» Objective
Write out the opening lines of the data word for word, up to and including the line with "from matplotlib.patches import Rectangle", and leave every picture and every later line out.

--*--

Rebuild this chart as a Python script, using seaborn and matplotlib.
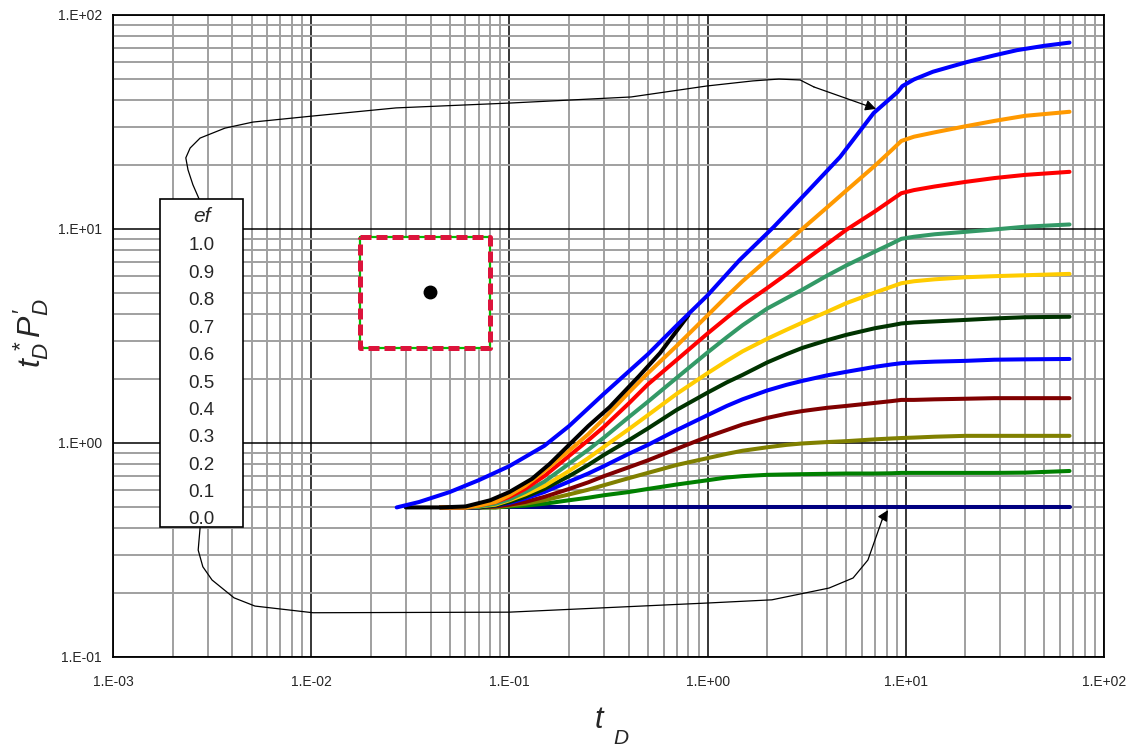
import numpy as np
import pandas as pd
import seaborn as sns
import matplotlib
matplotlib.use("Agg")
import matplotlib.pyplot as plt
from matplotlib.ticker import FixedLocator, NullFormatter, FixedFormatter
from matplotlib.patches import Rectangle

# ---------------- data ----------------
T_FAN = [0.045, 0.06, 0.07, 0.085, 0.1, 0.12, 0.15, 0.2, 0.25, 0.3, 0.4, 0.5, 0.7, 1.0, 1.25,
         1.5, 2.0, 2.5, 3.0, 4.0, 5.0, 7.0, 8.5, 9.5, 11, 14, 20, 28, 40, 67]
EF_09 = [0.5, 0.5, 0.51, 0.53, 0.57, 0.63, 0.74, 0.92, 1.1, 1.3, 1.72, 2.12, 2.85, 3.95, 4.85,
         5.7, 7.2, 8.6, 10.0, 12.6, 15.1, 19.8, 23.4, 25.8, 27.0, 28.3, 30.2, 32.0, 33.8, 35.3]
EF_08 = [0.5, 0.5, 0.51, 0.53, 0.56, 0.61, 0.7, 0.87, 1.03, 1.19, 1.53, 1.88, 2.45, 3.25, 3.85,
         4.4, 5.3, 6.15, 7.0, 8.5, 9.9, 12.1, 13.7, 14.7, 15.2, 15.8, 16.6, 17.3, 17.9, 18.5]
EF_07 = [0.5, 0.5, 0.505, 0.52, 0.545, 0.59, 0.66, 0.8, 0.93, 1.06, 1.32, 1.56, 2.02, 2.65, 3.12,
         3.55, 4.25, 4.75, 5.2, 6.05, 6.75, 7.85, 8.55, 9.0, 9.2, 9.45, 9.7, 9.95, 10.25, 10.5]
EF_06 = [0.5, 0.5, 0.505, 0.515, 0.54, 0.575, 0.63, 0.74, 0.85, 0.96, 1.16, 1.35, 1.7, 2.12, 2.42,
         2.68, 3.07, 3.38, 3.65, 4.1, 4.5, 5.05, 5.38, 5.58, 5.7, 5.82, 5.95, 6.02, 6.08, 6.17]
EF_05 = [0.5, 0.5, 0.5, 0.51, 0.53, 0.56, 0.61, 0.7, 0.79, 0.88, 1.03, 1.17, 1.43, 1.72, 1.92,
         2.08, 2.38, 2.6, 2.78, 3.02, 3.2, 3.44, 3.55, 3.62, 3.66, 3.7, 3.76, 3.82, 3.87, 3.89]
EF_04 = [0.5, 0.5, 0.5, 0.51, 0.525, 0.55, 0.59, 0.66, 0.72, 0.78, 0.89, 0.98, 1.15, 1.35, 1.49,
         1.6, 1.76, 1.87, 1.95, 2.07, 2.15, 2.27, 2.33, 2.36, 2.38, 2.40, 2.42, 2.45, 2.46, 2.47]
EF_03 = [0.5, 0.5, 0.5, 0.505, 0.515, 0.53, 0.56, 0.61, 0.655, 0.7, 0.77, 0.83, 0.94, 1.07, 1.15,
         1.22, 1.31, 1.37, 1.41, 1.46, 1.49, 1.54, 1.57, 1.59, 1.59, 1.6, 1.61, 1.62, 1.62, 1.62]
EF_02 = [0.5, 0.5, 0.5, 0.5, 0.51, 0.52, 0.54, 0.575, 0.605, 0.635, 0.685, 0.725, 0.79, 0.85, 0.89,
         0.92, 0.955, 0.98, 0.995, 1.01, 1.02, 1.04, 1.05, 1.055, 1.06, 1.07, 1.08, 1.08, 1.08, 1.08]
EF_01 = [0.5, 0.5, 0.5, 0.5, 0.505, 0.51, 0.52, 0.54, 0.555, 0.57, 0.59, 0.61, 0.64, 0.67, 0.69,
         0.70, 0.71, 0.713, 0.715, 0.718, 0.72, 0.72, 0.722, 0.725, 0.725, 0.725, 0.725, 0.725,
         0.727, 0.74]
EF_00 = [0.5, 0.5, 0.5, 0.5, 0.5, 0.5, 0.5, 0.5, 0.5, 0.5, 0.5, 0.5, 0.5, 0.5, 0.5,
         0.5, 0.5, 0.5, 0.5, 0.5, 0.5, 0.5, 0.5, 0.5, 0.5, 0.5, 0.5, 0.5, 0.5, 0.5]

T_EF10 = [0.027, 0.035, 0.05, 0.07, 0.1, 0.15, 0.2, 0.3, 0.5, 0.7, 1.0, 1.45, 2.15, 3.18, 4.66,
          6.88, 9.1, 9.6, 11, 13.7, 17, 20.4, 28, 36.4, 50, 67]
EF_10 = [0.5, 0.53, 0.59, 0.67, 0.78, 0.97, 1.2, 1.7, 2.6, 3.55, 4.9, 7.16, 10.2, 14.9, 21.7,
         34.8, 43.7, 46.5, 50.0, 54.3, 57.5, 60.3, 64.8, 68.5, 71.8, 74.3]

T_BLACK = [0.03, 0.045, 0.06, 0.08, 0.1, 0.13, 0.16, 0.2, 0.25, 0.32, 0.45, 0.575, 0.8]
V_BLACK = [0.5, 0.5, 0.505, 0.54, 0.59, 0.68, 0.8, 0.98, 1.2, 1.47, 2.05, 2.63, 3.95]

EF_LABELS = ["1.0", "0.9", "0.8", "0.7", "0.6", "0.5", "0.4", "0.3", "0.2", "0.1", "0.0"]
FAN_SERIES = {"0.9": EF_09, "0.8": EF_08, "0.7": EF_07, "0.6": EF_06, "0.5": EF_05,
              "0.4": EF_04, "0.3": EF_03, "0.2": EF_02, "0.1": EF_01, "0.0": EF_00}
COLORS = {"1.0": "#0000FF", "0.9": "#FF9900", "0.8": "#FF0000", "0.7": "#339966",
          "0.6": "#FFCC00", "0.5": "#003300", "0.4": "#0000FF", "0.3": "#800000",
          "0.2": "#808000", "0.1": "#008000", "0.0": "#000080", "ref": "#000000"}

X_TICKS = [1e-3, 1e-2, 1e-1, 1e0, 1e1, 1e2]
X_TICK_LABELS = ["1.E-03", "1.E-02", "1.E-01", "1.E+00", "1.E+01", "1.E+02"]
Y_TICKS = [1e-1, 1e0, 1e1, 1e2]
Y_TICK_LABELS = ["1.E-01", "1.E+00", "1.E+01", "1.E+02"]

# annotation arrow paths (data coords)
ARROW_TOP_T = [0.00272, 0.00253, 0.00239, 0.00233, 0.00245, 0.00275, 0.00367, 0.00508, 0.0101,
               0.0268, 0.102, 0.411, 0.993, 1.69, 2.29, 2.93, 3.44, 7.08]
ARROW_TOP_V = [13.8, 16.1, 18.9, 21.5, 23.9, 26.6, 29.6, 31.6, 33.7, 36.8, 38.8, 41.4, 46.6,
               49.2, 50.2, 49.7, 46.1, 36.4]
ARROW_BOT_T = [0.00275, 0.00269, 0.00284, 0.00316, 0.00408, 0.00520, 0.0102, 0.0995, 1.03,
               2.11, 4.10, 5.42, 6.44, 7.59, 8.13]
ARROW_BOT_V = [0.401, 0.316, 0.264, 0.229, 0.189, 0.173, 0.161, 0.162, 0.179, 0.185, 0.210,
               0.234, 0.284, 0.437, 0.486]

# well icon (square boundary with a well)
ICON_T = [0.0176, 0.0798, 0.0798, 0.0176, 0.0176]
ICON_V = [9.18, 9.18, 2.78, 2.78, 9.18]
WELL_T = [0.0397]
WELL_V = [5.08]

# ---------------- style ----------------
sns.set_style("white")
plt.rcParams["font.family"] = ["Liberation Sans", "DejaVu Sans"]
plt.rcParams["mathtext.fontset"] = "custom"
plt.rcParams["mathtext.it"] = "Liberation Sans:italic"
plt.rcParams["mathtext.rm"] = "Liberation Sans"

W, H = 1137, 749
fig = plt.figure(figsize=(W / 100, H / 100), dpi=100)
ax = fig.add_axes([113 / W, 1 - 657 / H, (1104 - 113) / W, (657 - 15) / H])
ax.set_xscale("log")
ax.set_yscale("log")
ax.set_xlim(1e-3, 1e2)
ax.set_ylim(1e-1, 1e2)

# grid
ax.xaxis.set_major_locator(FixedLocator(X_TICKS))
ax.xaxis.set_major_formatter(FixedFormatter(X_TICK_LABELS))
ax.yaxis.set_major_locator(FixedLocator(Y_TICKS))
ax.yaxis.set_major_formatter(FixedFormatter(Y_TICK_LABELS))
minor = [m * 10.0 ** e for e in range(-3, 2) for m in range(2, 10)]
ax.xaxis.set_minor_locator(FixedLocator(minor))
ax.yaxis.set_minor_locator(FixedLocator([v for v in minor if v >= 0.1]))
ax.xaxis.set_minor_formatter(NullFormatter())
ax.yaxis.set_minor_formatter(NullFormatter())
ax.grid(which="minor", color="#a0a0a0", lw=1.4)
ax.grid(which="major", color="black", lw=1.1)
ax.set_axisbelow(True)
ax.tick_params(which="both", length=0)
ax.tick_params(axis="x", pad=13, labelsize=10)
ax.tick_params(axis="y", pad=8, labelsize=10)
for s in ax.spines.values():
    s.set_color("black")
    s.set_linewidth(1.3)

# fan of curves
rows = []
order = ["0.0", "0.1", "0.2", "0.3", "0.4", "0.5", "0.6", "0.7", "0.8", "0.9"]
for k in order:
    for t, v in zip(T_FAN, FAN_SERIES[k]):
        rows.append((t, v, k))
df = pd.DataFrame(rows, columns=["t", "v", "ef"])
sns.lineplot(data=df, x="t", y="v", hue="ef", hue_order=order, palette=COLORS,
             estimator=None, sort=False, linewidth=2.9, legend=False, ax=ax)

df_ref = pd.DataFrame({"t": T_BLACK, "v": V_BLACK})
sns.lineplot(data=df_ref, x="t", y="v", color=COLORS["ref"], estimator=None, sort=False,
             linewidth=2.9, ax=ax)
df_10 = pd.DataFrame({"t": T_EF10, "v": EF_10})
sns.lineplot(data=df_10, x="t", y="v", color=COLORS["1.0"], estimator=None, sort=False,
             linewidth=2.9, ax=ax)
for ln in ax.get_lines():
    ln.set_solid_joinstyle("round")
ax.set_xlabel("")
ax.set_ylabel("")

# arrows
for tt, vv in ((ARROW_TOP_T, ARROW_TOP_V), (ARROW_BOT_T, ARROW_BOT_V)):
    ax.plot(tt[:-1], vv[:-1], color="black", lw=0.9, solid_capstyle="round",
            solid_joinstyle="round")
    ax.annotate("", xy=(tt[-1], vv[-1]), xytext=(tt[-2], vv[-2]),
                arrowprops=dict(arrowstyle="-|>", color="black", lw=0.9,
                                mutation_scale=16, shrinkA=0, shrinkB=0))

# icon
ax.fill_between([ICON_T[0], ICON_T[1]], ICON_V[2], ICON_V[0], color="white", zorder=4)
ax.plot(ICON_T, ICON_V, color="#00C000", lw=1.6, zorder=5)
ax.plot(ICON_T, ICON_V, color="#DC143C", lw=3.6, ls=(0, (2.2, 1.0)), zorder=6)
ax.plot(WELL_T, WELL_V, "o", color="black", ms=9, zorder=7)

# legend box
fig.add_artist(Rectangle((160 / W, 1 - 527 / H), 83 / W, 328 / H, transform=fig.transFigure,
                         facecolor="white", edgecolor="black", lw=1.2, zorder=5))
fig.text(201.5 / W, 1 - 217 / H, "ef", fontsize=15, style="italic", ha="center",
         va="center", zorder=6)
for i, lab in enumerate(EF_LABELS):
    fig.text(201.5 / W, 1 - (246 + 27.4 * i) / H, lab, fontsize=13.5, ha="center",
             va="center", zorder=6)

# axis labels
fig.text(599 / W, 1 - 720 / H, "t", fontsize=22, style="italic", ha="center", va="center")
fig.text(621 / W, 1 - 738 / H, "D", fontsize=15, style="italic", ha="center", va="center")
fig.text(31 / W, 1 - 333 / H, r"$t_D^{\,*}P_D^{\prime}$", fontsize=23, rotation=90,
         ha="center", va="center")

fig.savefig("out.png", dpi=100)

--*--

» Answer for this exercise
Rebuild this chart as a Python script, using seaborn and matplotlib.
import numpy as np
import pandas as pd
import seaborn as sns
import matplotlib
matplotlib.use("Agg")
import matplotlib.pyplot as plt
from matplotlib.ticker import FixedLocator, NullFormatter, FixedFormatter
from matplotlib.patches import Rectangle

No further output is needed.